How the Broncos landed Peyton Manning in 2012
When Peyton Manning became a free agent for the first time after the 2011 season, following 14 seasons with the Indianapolis Colts, predictably, a frenzied recruitment process ensued as teams pursued his services.
As we know now, the Denver Broncos won the sweepstakes and would go to two Super Bowls with Manning as their quarterback, defeating the Carolina Panthers in Super Bowl 50.
Peter King’s Sports Illustrated piece from April 2012, Peyton Manning’s Long Game, detailed exactly how the Broncos made their winning pitch.
The Broncos got the first meeting following Manning’s release from the Colts, who were ready to transition to Andrew Luck as their signal-caller. The two sides met at the team facility in Colorado. Then-head coach John Fox (now with the Chicago Bears) and general manager John Elway delivered their case.
From the SI Vault:
Fox had Broncos p.r. man Patrick Smyth address two elements he thought would be used against Denver in the bidding—that its defense would hurt Manning's chances of winning big and that Manning, who'd played his home games indoors since entering the league in 1998, would suffer outdoors in Denver. Smyth came up with two tidbits for Fox to use on Manning.
“Do you realize,” Fox asked the QB, “that the Broncos have played 519 home games, and the average temperature at kickoff has been 60.1 degrees?”
That was Manning's kind of stat. As was the next. "In your 14 years in Indianapolis," Fox said, "the Colts averaged 26 points per game. In my 10 years as a head coach [with the Panthers and the Broncos], when our teams scored 26 points or more, our record is 39-3."
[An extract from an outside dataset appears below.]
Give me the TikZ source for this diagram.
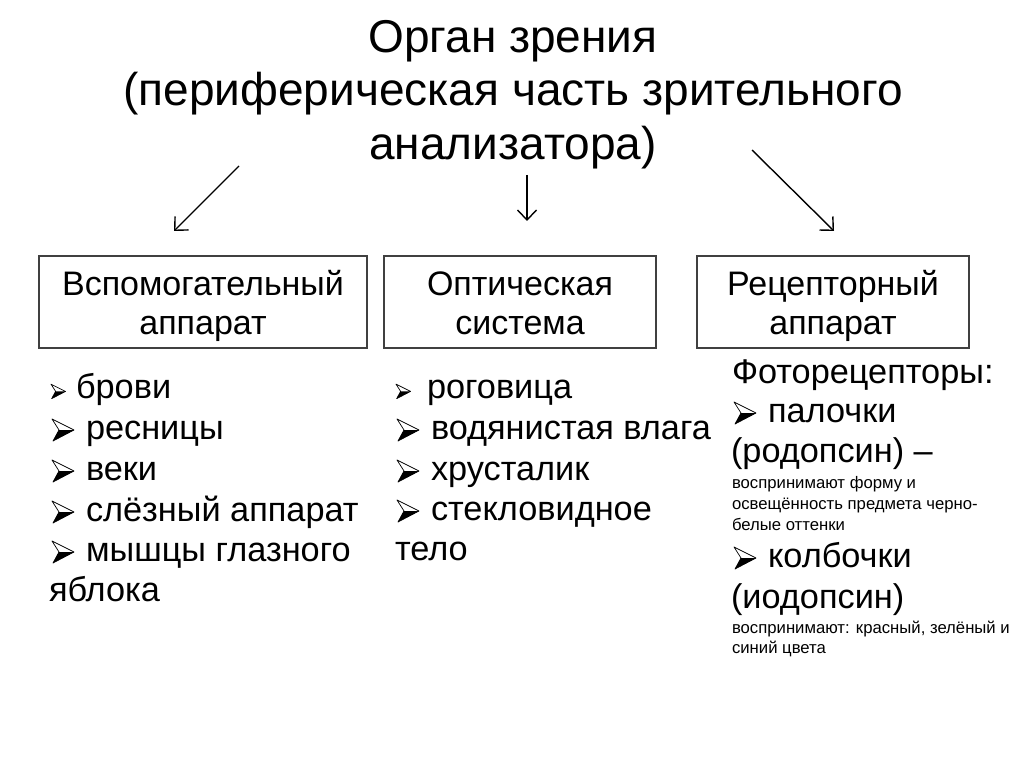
\documentclass[tikz,border=0pt]{standalone}
\usepackage{fontspec}
\setmainfont{Liberation Sans}
\usetikzlibrary{arrows.meta}
\tikzset{
  every node/.style={inner sep=0pt, outer sep=0pt},
  titletext/.style={anchor=base, font=\fontsize{46}{53}\selectfont},
  boxframe/.style={draw=black!75, line width=1.2pt, minimum height=92pt},
  boxtext/.style={anchor=base, font=\fontsize{34}{40}\selectfont},
  item/.style={anchor=base west, font=\fontsize{34.3}{40}\selectfont},
  note/.style={anchor=base west, font=\fontsize{16.7}{20}\selectfont},
  conn/.style={line width=1.4pt, -{Straight Barb[length=10pt,width=19pt,line width=1.4pt]}},
  arrbul/.pic={
    \fill[black] (7,-10) -- (22,-10) -- (1,1) -- cycle;
    \draw[line width=0.7pt, line join=round] (0,-21) -- (22,-10) -- (1,1) -- (7,-10) -- cycle;
  },
  smallbul/.style={scale=0.66},
  bigbul/.style={scale=1.0}
}
\begin{document}
\begin{tikzpicture}[x=1pt,y=-1pt]
\useasboundingbox[fill=white] (0,0) rectangle (1024,767);
% title
\node[titletext] (t1) at (513,53) {Орган зрения};
\node[titletext] (t2) at (513,106) {(периферическая часть зрительного};
\node[titletext] (t3) at (513,160) {анализатора)};
% arrows
\coordinate (a1s) at (239,166); \coordinate (a1e) at (174,231);
\coordinate (a2s) at (527,175); \coordinate (a2e) at (527,221);
\coordinate (a3s) at (752,150); \coordinate (a3e) at (834,231);
\draw[conn] (a1s) -- (a1e);
\draw[conn] (a2s) -- (a2e);
\draw[conn] (a3s) -- (a3e);
% boxes
\node[boxframe, minimum width=328pt] (b1) at (203,302) {};
\node[boxframe, minimum width=272pt] (b2) at (520,302) {};
\node[boxframe, minimum width=272pt] (b3) at (833,302) {};
\node[boxtext] (b1a) at (203,295) {Вспомогательный};
\node[boxtext] (b1b) at (203,334) {аппарат};
\node[boxtext] (b2a) at (520,295) {Оптическая};
\node[boxtext] (b2b) at (520,334) {система};
\node[boxtext] (b3a) at (833,295) {Рецепторный};
\node[boxtext] (b3b) at (833,334) {аппарат};
% left list
\pic[smallbul] (l1b) at (51,398) {arrbul};
\node[item] (l1) at (76,398) {брови};
\pic[bigbul] (l2b) at (52,440) {arrbul};
\node[item] (l2) at (86,439) {ресницы};
\pic[bigbul] (l3b) at (52,481) {arrbul};
\node[item] (l3) at (86,480) {веки};
\pic[bigbul] (l4b) at (52,522) {arrbul};
\node[item] (l4) at (86,521) {слёзный аппарат};
\pic[bigbul] (l5b) at (52,562) {arrbul};
\node[item] (l5) at (86,561) {мышцы глазного};
\node[item] (l6) at (49,601) {яблока};
% middle list
\pic[smallbul] (m1b) at (396,398) {arrbul};
\node[item] (m1) at (427,398) {роговица};
\pic[bigbul] (m2b) at (397,440) {arrbul};
\node[item] (m2) at (431,439) {водянистая влага};
\pic[bigbul] (m3b) at (397,481) {arrbul};
\node[item] (m3) at (431,480) {хрусталик};
\pic[bigbul] (m4b) at (397,521) {arrbul};
\node[item] (m4) at (431,520) {стекловидное};
\node[item] (m5) at (395,560) {тело};
% right list
\node[item] (r0) at (732,383) {Фоторецепторы:};
\pic[bigbul] (r1b) at (734,423) {arrbul};
\node[item] (r1) at (768,422) {палочки};
\node[item] (r2) at (731,462) {(родопсин) –};
\node[note] (r3) at (732,488) {воспринимают форму и};
\node[note] (r4) at (732,509) {освещённость предмета черно-};
\node[note] (r5) at (732,530) {белые оттенки};
\pic[bigbul] (r6b) at (734,568) {arrbul};
\node[item] (r6) at (768,567) {колбочки};
\node[item] (r7) at (731,608) {(иодопсин)};
\node[note] (r8) at (732,633) {воспринимают: красный, зелёный и};
\node[note] (r9) at (732,653) {синий цвета};
\end{tikzpicture}
\end{document}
Elway made another pitch at dinner later that night.
The Broncos had planned to host a dinner for Manning that Friday night, but how to do it quietly? To dodge the media, staffers prepared seven vehicles to leave the complex at the same time. A news crew from Fox affiliate KDVR-TV followed the van that had transported Manning from the airport. When it reached a seafood place, the crew went in and asked a Broncos employee, "Where's Manning?" Not here. He'd slipped into a black SUV with tinted windows, which had taken him to Cherry Hills Country Club. There he was ready to hear Elway's sales pitch.
Except Elway wasn't selling. When the Hall of Fame quarterback sat with Manning alone at the club, Elway saw a person "in shock" over being cut and imagined what it would have been like if the Broncos, for whom he played his entire career, had released him after 13 or 14 seasons. “There's got to be a dagger in your gut right now," Elway told Manning. "Take your time. Be thorough. Make the right decision, whether it's us or someone else.”
“I put myself in Peyton's shoes," Elway told SI on Sunday night. "No pressure. Don't give the hard sell. Let the organization speak for itself. I told him that as much as I wanted him to play for the Broncos, I knew it would be stupid if we forced him and it wasn't a good fit. That's how I'd feel.”
A week or so later, Manning made his choice. The results now speak for themselves.